Exercise directions
Copy out the data exactly, leaving the pictures behind.

Dataset section
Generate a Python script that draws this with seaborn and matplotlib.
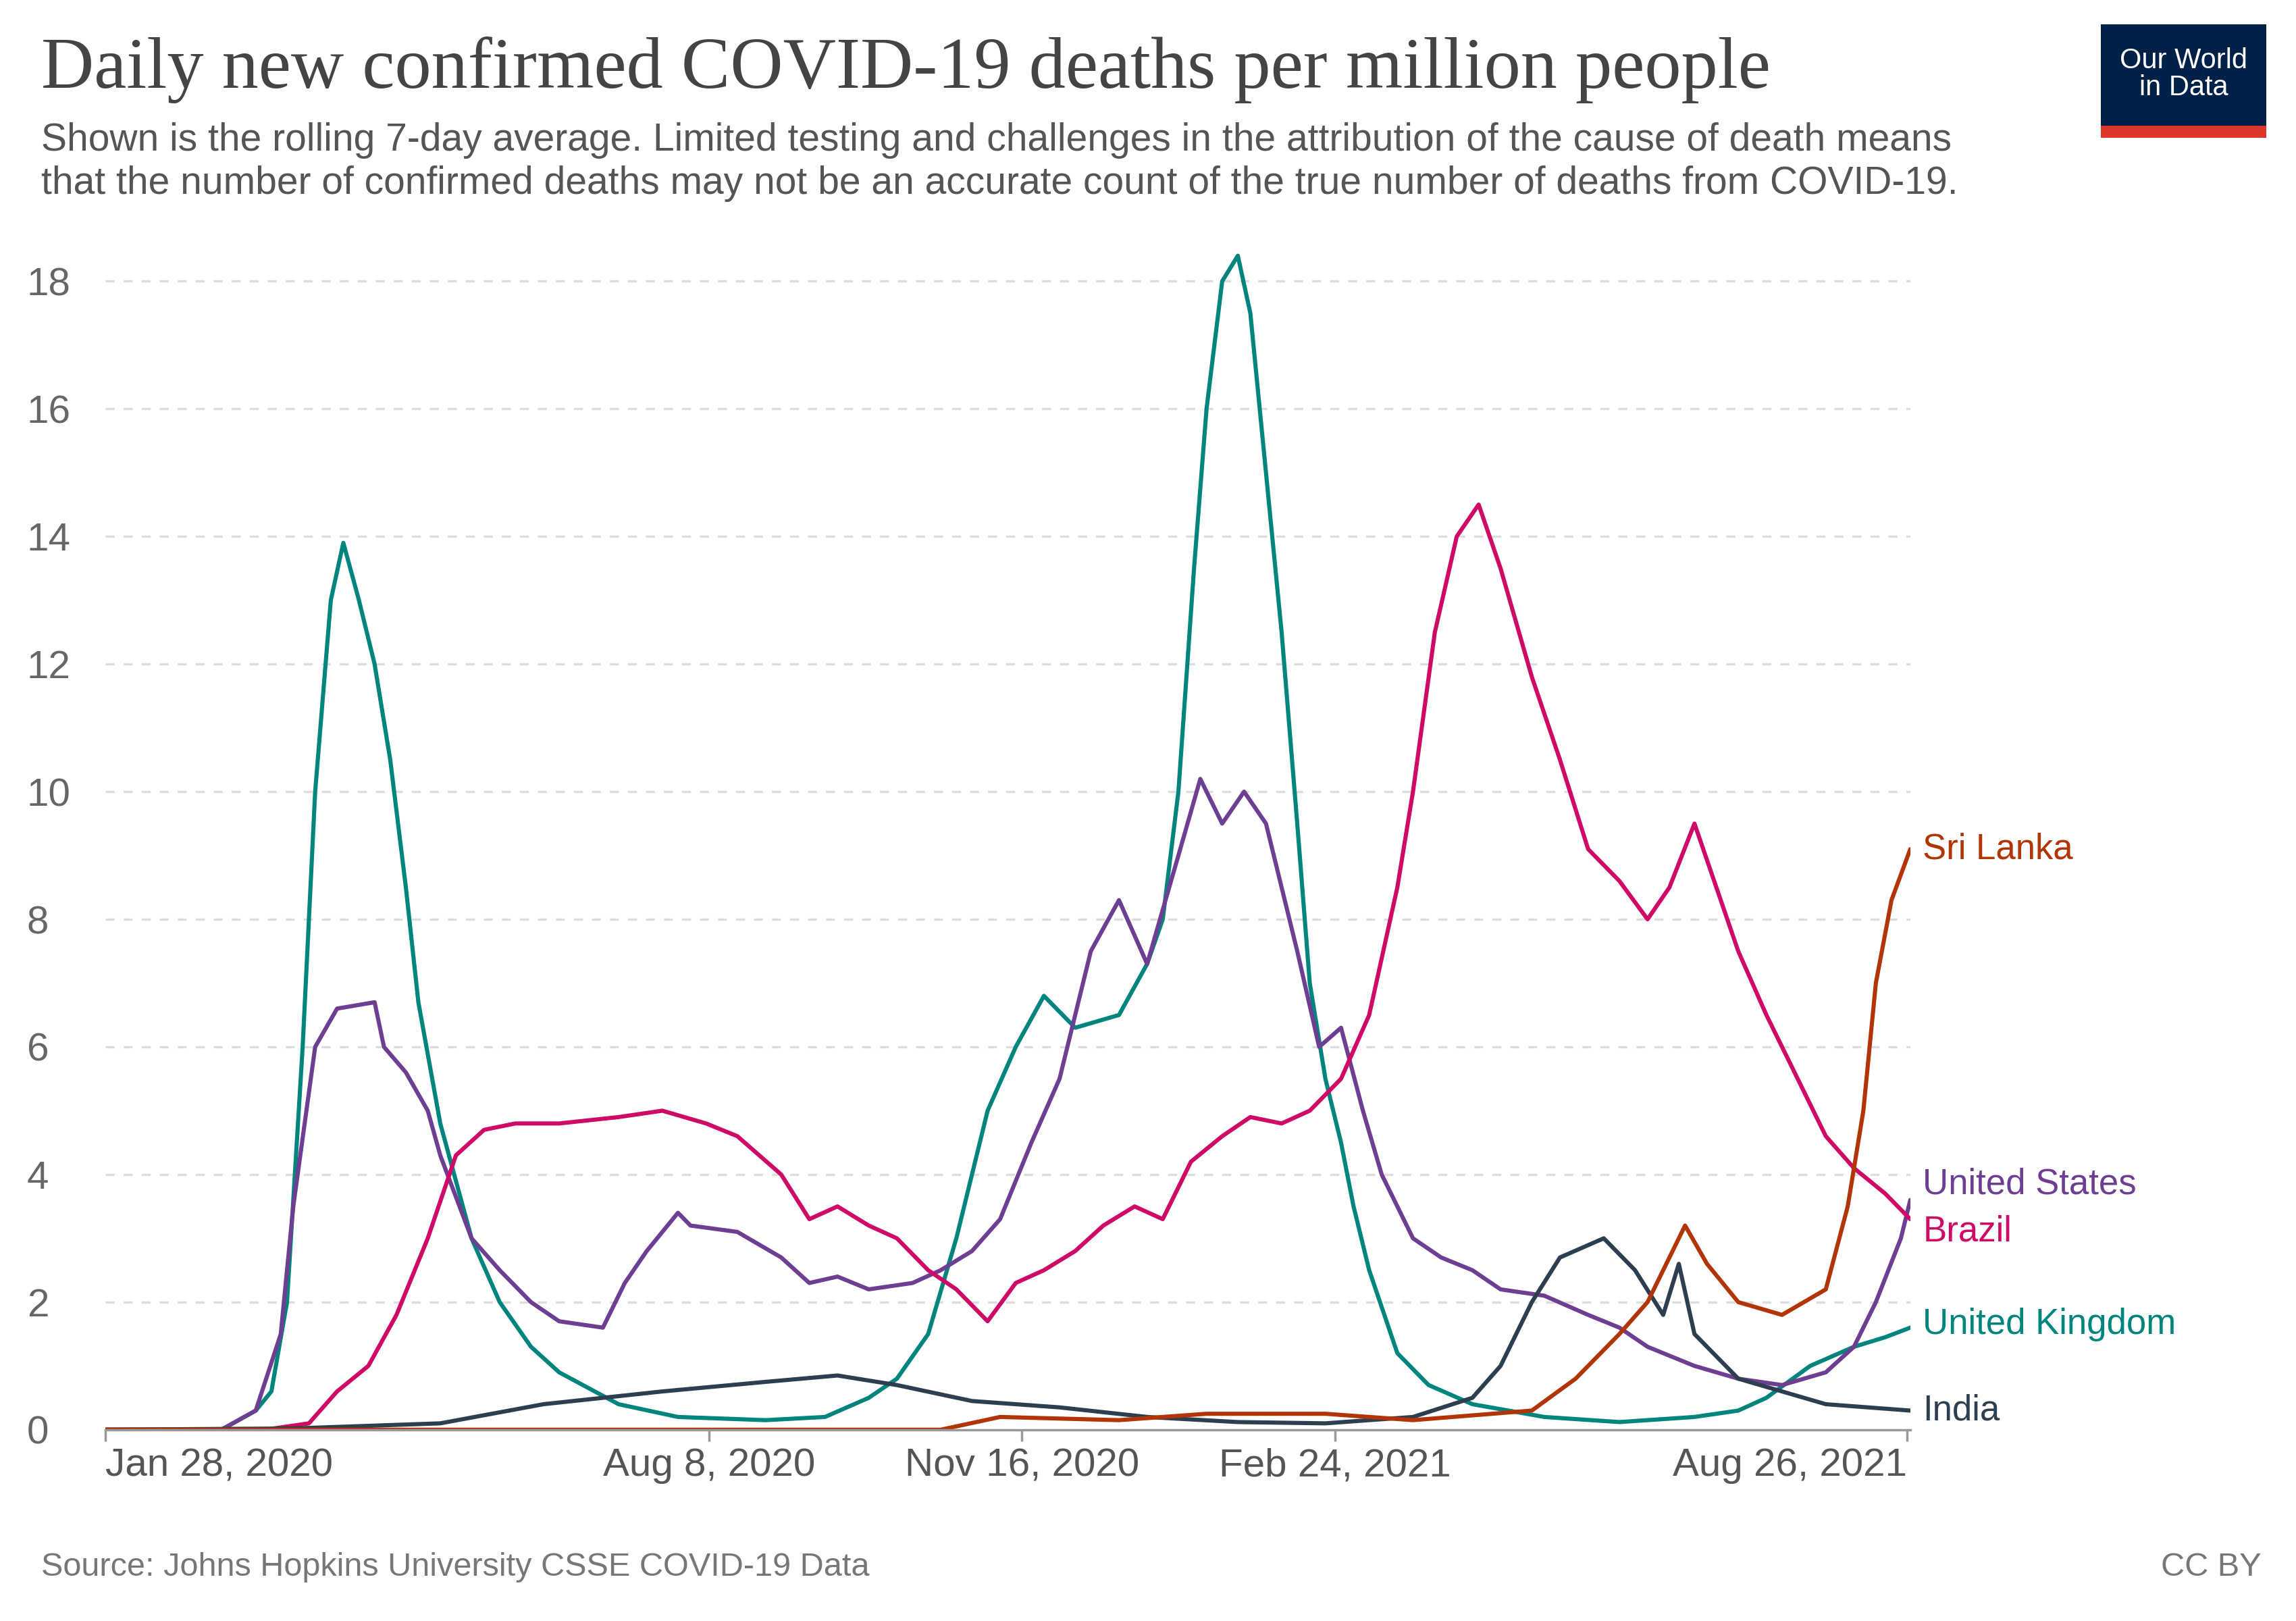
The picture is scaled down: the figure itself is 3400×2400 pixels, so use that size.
import matplotlib
matplotlib.use("Agg")
import matplotlib.pyplot as plt
import matplotlib.dates as mdates
import seaborn as sns
import pandas as pd
import numpy as np

sns.set_theme(style="white")
plt.rcParams['font.family'] = ['Liberation Sans', 'DejaVu Sans']

start = pd.Timestamp("2020-01-28")

uk_days = [0, 37, 48, 53, 58, 63, 67, 72, 76, 81, 86, 91, 96, 100, 107, 117, 126, 136, 145, 164, 183, 211, 230, 244, 253, 263, 272, 282, 291, 300, 310, 324, 333, 338, 343, 348, 352, 357, 362, 366, 371, 376, 381, 385, 390, 395, 399, 404, 413, 423, 437, 460, 484, 508, 522, 531, 545, 559, 569, 577]
uk_vals = [0, 0, 0.3, 0.6, 2, 6, 10, 13, 13.9, 13, 12, 10.5, 8.5, 6.7, 4.8, 3, 2, 1.3, 0.9, 0.4, 0.2, 0.15, 0.2, 0.5, 0.8, 1.5, 3, 5, 6, 6.8, 6.3, 6.5, 7.3, 8, 10, 13.5, 16, 18, 18.4, 17.5, 15, 12.5, 9.5, 7, 5.5, 4.5, 3.5, 2.5, 1.2, 0.7, 0.4, 0.2, 0.12, 0.2, 0.3, 0.5, 1, 1.3, 1.45, 1.6]

us_days = [0, 37, 48, 56, 60, 67, 74, 86, 89, 96, 103, 107, 117, 126, 136, 145, 159, 166, 173, 183, 187, 202, 216, 225, 234, 244, 258, 267, 277, 286, 296, 305, 315, 324, 333, 343, 350, 357, 364, 371, 381, 388, 395, 402, 408, 418, 427, 437, 446, 460, 474, 484, 493, 508, 522, 536, 550, 559, 566, 574, 577]
us_vals = [0, 0, 0.3, 1.5, 3.5, 6, 6.6, 6.7, 6, 5.6, 5, 4.3, 3, 2.5, 2, 1.7, 1.6, 2.3, 2.8, 3.4, 3.2, 3.1, 2.7, 2.3, 2.4, 2.2, 2.3, 2.5, 2.8, 3.3, 4.5, 5.5, 7.5, 8.3, 7.3, 9, 10.2, 9.5, 10, 9.5, 7.5, 6, 6.3, 5, 4, 3, 2.7, 2.5, 2.2, 2.1, 1.8, 1.6, 1.3, 1, 0.8, 0.7, 0.9, 1.3, 2, 3, 3.6]

br_days = [0, 51, 65, 74, 84, 93, 103, 112, 121, 131, 145, 164, 178, 192, 202, 216, 225, 234, 244, 253, 263, 272, 282, 291, 300, 310, 319, 329, 338, 347, 357, 366, 376, 385, 395, 404, 413, 418, 425, 432, 439, 446, 456, 465, 474, 484, 493, 500, 508, 515, 522, 531, 541, 550, 559, 569, 577]
br_vals = [0, 0, 0.1, 0.6, 1, 1.8, 3, 4.3, 4.7, 4.8, 4.8, 4.9, 5, 4.8, 4.6, 4, 3.3, 3.5, 3.2, 3, 2.5, 2.2, 1.7, 2.3, 2.5, 2.8, 3.2, 3.5, 3.3, 4.2, 4.6, 4.9, 4.8, 5, 5.5, 6.5, 8.5, 10, 12.5, 14, 14.5, 13.5, 11.8, 10.5, 9.1, 8.6, 8, 8.5, 9.5, 8.5, 7.5, 6.5, 5.5, 4.6, 4.1, 3.7, 3.3]

in_days = [0, 60, 107, 140, 178, 211, 234, 253, 277, 305, 333, 362, 390, 418, 437, 446, 456, 465, 479, 489, 498, 503, 508, 522, 536, 550, 577]
in_vals = [0, 0.02, 0.1, 0.4, 0.6, 0.75, 0.85, 0.7, 0.45, 0.35, 0.2, 0.12, 0.1, 0.2, 0.5, 1, 2, 2.7, 3, 2.5, 1.8, 2.6, 1.5, 0.8, 0.6, 0.4, 0.3]

sl_days = [0, 267, 286, 324, 352, 390, 418, 456, 470, 484, 493, 505, 512, 522, 536, 550, 557, 562, 566, 571, 577]
sl_vals = [0, 0, 0.2, 0.15, 0.25, 0.25, 0.15, 0.3, 0.8, 1.5, 2, 3.2, 2.6, 2, 1.8, 2.2, 3.5, 5, 7, 8.3, 9.1]

series = [
    ("United Kingdom", uk_days, uk_vals, "#00847e"),
    ("United States", us_days, us_vals, "#6d3e91"),
    ("Brazil", br_days, br_vals, "#cf0a66"),
    ("India", in_days, in_vals, "#2d3e50"),
    ("Sri Lanka", sl_days, sl_vals, "#b13507"),
]
labels = {"Sri Lanka": 9.1, "United States": 3.85, "Brazil": 3.1, "United Kingdom": 1.65, "India": 0.3}

fig = plt.figure(figsize=(17, 12), dpi=200)
ax = fig.add_axes([0.046, 0.118, 0.786, 0.727])
frames = []
for name, d, v, c in series:
    df = pd.DataFrame({"date": start + pd.to_timedelta(d, unit="D"), "value": v, "country": name})
    frames.append(df)
data = pd.concat(frames)
palette = {n: c for n, _, _, c in series}
sns.lineplot(data=data, x="date", y="value", hue="country", palette=palette, ax=ax, legend=False, linewidth=2.2)

end = start + pd.Timedelta(days=577)
ax.set_xlim(start, end)
ax.set_ylim(0, 18.47)
ax.set_yticks([0, 2, 4, 6, 8, 10, 12, 14, 16, 18])
ax.yaxis.grid(True, linestyle=(0, (4, 4)), color="#dddddd", linewidth=1.2)
ticks = [pd.Timestamp(x) for x in ["2020-01-28", "2020-08-08", "2020-11-16", "2021-02-24", "2021-08-26"]]
ax.set_xticks(ticks)
ax.set_xticklabels(["Jan 28, 2020", "Aug 8, 2020", "Nov 16, 2020", "Feb 24, 2021", "Aug 26, 2021"])
ax.set_xlabel(""); ax.set_ylabel("")
for s in ["top", "right", "left"]:
    ax.spines[s].set_visible(False)
ax.spines["bottom"].set_color("#999999")
ax.tick_params(axis="x", length=6, color="#999999", labelsize=21, labelcolor="#555555", direction="out", bottom=True)
ax.tick_params(axis="y", length=0, labelsize=21, labelcolor="#666666")
xl = ax.get_xticklabels()
xl[0].set_horizontalalignment("left")
xl[-1].set_horizontalalignment("right")
for lbl in ax.get_yticklabels():
    lbl.set_horizontalalignment("left")
ax.tick_params(axis="y", pad=42)

for name, d, v, c in series:
    ax.text(end + pd.Timedelta(days=4), labels[name], name, color=c, fontsize=19, va="center", ha="left")

fig.text(0.018, 0.957, "Daily new confirmed COVID-19 deaths per million people", fontsize=39,
         family=["Liberation Serif", "DejaVu Serif"], color="#444444", va="center")
fig.text(0.018, 0.9, "Shown is the rolling 7-day average. Limited testing and challenges in the attribution of the cause of death means\nthat the number of confirmed deaths may not be an accurate count of the true number of deaths from COVID-19.",
         fontsize=20.5, color="#555555", va="center", linespacing=1.25)
fig.text(0.018, 0.028, "Source: Johns Hopkins University CSSE COVID-19 Data", fontsize=17.5, color="#777777")
fig.text(0.985, 0.028, "CC BY", fontsize=17.5, color="#777777", ha="right")

logo = fig.add_axes([0.915, 0.915, 0.072, 0.07])
logo.set_xlim(0, 1); logo.set_ylim(0, 1)
logo.axis("off")
logo.add_patch(plt.Rectangle((0, 0.1), 1, 0.9, color="#002147"))
logo.add_patch(plt.Rectangle((0, 0), 1, 0.1, color="#dc3727"))
logo.text(0.5, 0.56, "Our World\nin Data", color="white", ha="center", va="center", fontsize=15, linespacing=1.0)

fig.savefig("out.png", dpi=200)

Output
Generate a Python script that draws this with seaborn and matplotlib.
The picture is scaled down: the figure itself is 3400×2400 pixels, so use that size.
import matplotlib
matplotlib.use("Agg")
import matplotlib.pyplot as plt
import matplotlib.dates as mdates
import seaborn as sns
import pandas as pd
import numpy as np

sns.set_theme(style="white")
plt.rcParams['font.family'] = ['Liberation Sans', 'DejaVu Sans']

start = pd.Timestamp("2020-01-28")

uk_days = [0, 37, 48, 53, 58, 63, 67, 72, 76, 81, 86, 91, 96, 100, 107, 117, 126, 136, 145, 164, 183, 211, 230, 244, 253, 263, 272, 282, 291, 300, 310, 324, 333, 338, 343, 348, 352, 357, 362, 366, 371, 376, 381, 385, 390, 395, 399, 404, 413, 423, 437, 460, 484, 508, 522, 531, 545, 559, 569, 577]
uk_vals = [0, 0, 0.3, 0.6, 2, 6, 10, 13, 13.9, 13, 12, 10.5, 8.5, 6.7, 4.8, 3, 2, 1.3, 0.9, 0.4, 0.2, 0.15, 0.2, 0.5, 0.8, 1.5, 3, 5, 6, 6.8, 6.3, 6.5, 7.3, 8, 10, 13.5, 16, 18, 18.4, 17.5, 15, 12.5, 9.5, 7, 5.5, 4.5, 3.5, 2.5, 1.2, 0.7, 0.4, 0.2, 0.12, 0.2, 0.3, 0.5, 1, 1.3, 1.45, 1.6]

us_days = [0, 37, 48, 56, 60, 67, 74, 86, 89, 96, 103, 107, 117, 126, 136, 145, 159, 166, 173, 183, 187, 202, 216, 225, 234, 244, 258, 267, 277, 286, 296, 305, 315, 324, 333, 343, 350, 357, 364, 371, 381, 388, 395, 402, 408, 418, 427, 437, 446, 460, 474, 484, 493, 508, 522, 536, 550, 559, 566, 574, 577]
us_vals = [0, 0, 0.3, 1.5, 3.5, 6, 6.6, 6.7, 6, 5.6, 5, 4.3, 3, 2.5, 2, 1.7, 1.6, 2.3, 2.8, 3.4, 3.2, 3.1, 2.7, 2.3, 2.4, 2.2, 2.3, 2.5, 2.8, 3.3, 4.5, 5.5, 7.5, 8.3, 7.3, 9, 10.2, 9.5, 10, 9.5, 7.5, 6, 6.3, 5, 4, 3, 2.7, 2.5, 2.2, 2.1, 1.8, 1.6, 1.3, 1, 0.8, 0.7, 0.9, 1.3, 2, 3, 3.6]

br_days = [0, 51, 65, 74, 84, 93, 103, 112, 121, 131, 145, 164, 178, 192, 202, 216, 225, 234, 244, 253, 263, 272, 282, 291, 300, 310, 319, 329, 338, 347, 357, 366, 376, 385, 395, 404, 413, 418, 425, 432, 439, 446, 456, 465, 474, 484, 493, 500, 508, 515, 522, 531, 541, 550, 559, 569, 577]
br_vals = [0, 0, 0.1, 0.6, 1, 1.8, 3, 4.3, 4.7, 4.8, 4.8, 4.9, 5, 4.8, 4.6, 4, 3.3, 3.5, 3.2, 3, 2.5, 2.2, 1.7, 2.3, 2.5, 2.8, 3.2, 3.5, 3.3, 4.2, 4.6, 4.9, 4.8, 5, 5.5, 6.5, 8.5, 10, 12.5, 14, 14.5, 13.5, 11.8, 10.5, 9.1, 8.6, 8, 8.5, 9.5, 8.5, 7.5, 6.5, 5.5, 4.6, 4.1, 3.7, 3.3]

in_days = [0, 60, 107, 140, 178, 211, 234, 253, 277, 305, 333, 362, 390, 418, 437, 446, 456, 465, 479, 489, 498, 503, 508, 522, 536, 550, 577]
in_vals = [0, 0.02, 0.1, 0.4, 0.6, 0.75, 0.85, 0.7, 0.45, 0.35, 0.2, 0.12, 0.1, 0.2, 0.5, 1, 2, 2.7, 3, 2.5, 1.8, 2.6, 1.5, 0.8, 0.6, 0.4, 0.3]

sl_days = [0, 267, 286, 324, 352, 390, 418, 456, 470, 484, 493, 505, 512, 522, 536, 550, 557, 562, 566, 571, 577]
sl_vals = [0, 0, 0.2, 0.15, 0.25, 0.25, 0.15, 0.3, 0.8, 1.5, 2, 3.2, 2.6, 2, 1.8, 2.2, 3.5, 5, 7, 8.3, 9.1]

series = [
    ("United Kingdom", uk_days, uk_vals, "#00847e"),
    ("United States", us_days, us_vals, "#6d3e91"),
    ("Brazil", br_days, br_vals, "#cf0a66"),
    ("India", in_days, in_vals, "#2d3e50"),
    ("Sri Lanka", sl_days, sl_vals, "#b13507"),
]
labels = {"Sri Lanka": 9.1, "United States": 3.85, "Brazil": 3.1, "United Kingdom": 1.65, "India": 0.3}

fig = plt.figure(figsize=(17, 12), dpi=200)
ax = fig.add_axes([0.046, 0.118, 0.786, 0.727])
frames = []
for name, d, v, c in series:
    df = pd.DataFrame({"date": start + pd.to_timedelta(d, unit="D"), "value": v, "country": name})
    frames.append(df)
data = pd.concat(frames)
palette = {n: c for n, _, _, c in series}
sns.lineplot(data=data, x="date", y="value", hue="country", palette=palette, ax=ax, legend=False, linewidth=2.2)

end = start + pd.Timedelta(days=577)
ax.set_xlim(start, end)
ax.set_ylim(0, 18.47)
ax.set_yticks([0, 2, 4, 6, 8, 10, 12, 14, 16, 18])
ax.yaxis.grid(True, linestyle=(0, (4, 4)), color="#dddddd", linewidth=1.2)
ticks = [pd.Timestamp(x) for x in ["2020-01-28", "2020-08-08", "2020-11-16", "2021-02-24", "2021-08-26"]]
ax.set_xticks(ticks)
ax.set_xticklabels(["Jan 28, 2020", "Aug 8, 2020", "Nov 16, 2020", "Feb 24, 2021", "Aug 26, 2021"])
ax.set_xlabel(""); ax.set_ylabel("")
for s in ["top", "right", "left"]:
    ax.spines[s].set_visible(False)
ax.spines["bottom"].set_color("#999999")
ax.tick_params(axis="x", length=6, color="#999999", labelsize=21, labelcolor="#555555", direction="out", bottom=True)
ax.tick_params(axis="y", length=0, labelsize=21, labelcolor="#666666")
xl = ax.get_xticklabels()
xl[0].set_horizontalalignment("left")
xl[-1].set_horizontalalignment("right")
for lbl in ax.get_yticklabels():
    lbl.set_horizontalalignment("left")
ax.tick_params(axis="y", pad=42)

for name, d, v, c in series:
    ax.text(end + pd.Timedelta(days=4), labels[name], name, color=c, fontsize=19, va="center", ha="left")

fig.text(0.018, 0.957, "Daily new confirmed COVID-19 deaths per million people", fontsize=39,
         family=["Liberation Serif", "DejaVu Serif"], color="#444444", va="center")
fig.text(0.018, 0.9, "Shown is the rolling 7-day average. Limited testing and challenges in the attribution of the cause of death means\nthat the number of confirmed deaths may not be an accurate count of the true number of deaths from COVID-19.",
         fontsize=20.5, color="#555555", va="center", linespacing=1.25)
fig.text(0.018, 0.028, "Source: Johns Hopkins University CSSE COVID-19 Data", fontsize=17.5, color="#777777")
fig.text(0.985, 0.028, "CC BY", fontsize=17.5, color="#777777", ha="right")

logo = fig.add_axes([0.915, 0.915, 0.072, 0.07])
logo.set_xlim(0, 1); logo.set_ylim(0, 1)
logo.axis("off")
logo.add_patch(plt.Rectangle((0, 0.1), 1, 0.9, color="#002147"))
logo.add_patch(plt.Rectangle((0, 0), 1, 0.1, color="#dc3727"))
logo.text(0.5, 0.56, "Our World\nin Data", color="white", ha="center", va="center", fontsize=15, linespacing=1.0)

fig.savefig("out.png", dpi=200)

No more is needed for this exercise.